Les pratiques concrètes des dirigeants inspirants

1/ Partager la stratégie et les défis

Certaines entreprises adoptent des rituels de communication réguliers, où les dirigeants exposent les enjeux financiers, stratégiques et culturels. Cette transparence transforme la perception de l’autorité : le dirigeant devient un facilitateur et un guide, et non un simple donneur d’ordres.

2/ Favoriser la flexibilité réelle

Au-delà des horaires flexibles, il s’agit de permettre aux collaborateurs d’organiser leur travail selon leurs rythmes et priorités, tout en respectant les objectifs collectifs. Cette autonomie nourrit la motivation et réduit le stress.

3/ Impliquer les équipes dans la mission

Plutôt que de décréter la vision, certaines entreprises coconstruisent la mission avec leurs équipes, alignant ainsi les objectifs individuels avec les valeurs de l’entreprise. Cette démarche renforce le sentiment de contribution et d’ « ownership ».

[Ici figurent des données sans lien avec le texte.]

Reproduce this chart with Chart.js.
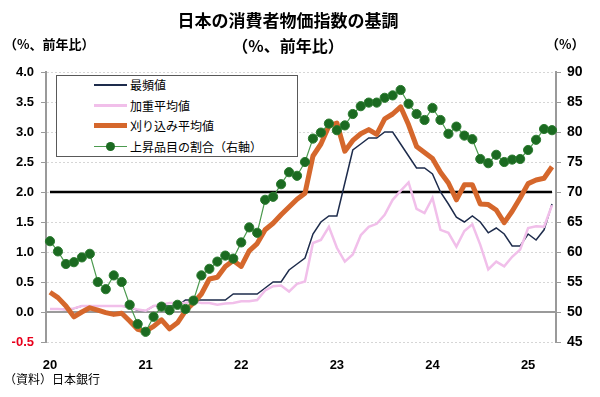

4/ Développer la culture de feedback

Les dirigeants inspirants mettent en place des boucles de feedback régulières : entre pairs, entre managers et collaborateurs, mais aussi des retours anonymes pour garantir la sincérité. Cela permet d’identifier rapidement les tensions et d’ajuster la culture organisationnelle.

5/ Prioriser le bien-être

Les initiatives ne se limitent plus aux salles de sport ou aux cantines bio. Elles incluent :

  • L’accompagnement psychologique et le coaching.
  • La prévention du burn-out et la gestion des charges de travail.
  • La création d’un environnement où les collaborateurs se sentent écoutés et protégés.

Les pièges à éviter

Même avec les meilleures intentions, certains dirigeants tombent dans des erreurs fréquentes :

  1. La communication cosmétique : parler de bienveillance ou de mission sans actions concrètes finit par générer cynisme et démotivation.
  2. La flexibilité inégale : offrir des avantages à certains mais pas à tous nourrit l’injustice et la frustration.
  3. La surcharge invisible : encourager l’autonomie sans clarifier les priorités ou limiter la charge de travail peut accroître le stress.
  4. La reconnaissance formelle uniquement : des récompenses ponctuelles ou symboliques ne suffisent pas si elles ne sont pas accompagnées de feedback quotidien et authentique.

Éviter ces écueils demande cohérence, constance et courage managérial.

Les bénéfices tangibles pour les entreprises

Les dirigeants qui investissent dans ce nouveau contrat moral constatent des impacts concrets :

  • Fidélisation des talents : réduire le turnover et attirer des collaborateurs motivés et compétents.
  • Engagement et créativité accrus : les équipes investissent leur énergie dans des initiatives stratégiques et innovantes.
  • Résilience organisationnelle : une culture basée sur le respect et la transparence permet de traverser crises et incertitudes avec sérénité.
  • Performance durable : les entreprises qui alignent mission, valeurs et conditions de travail obtiennent des résultats financiers robustes et stables sur le long terme.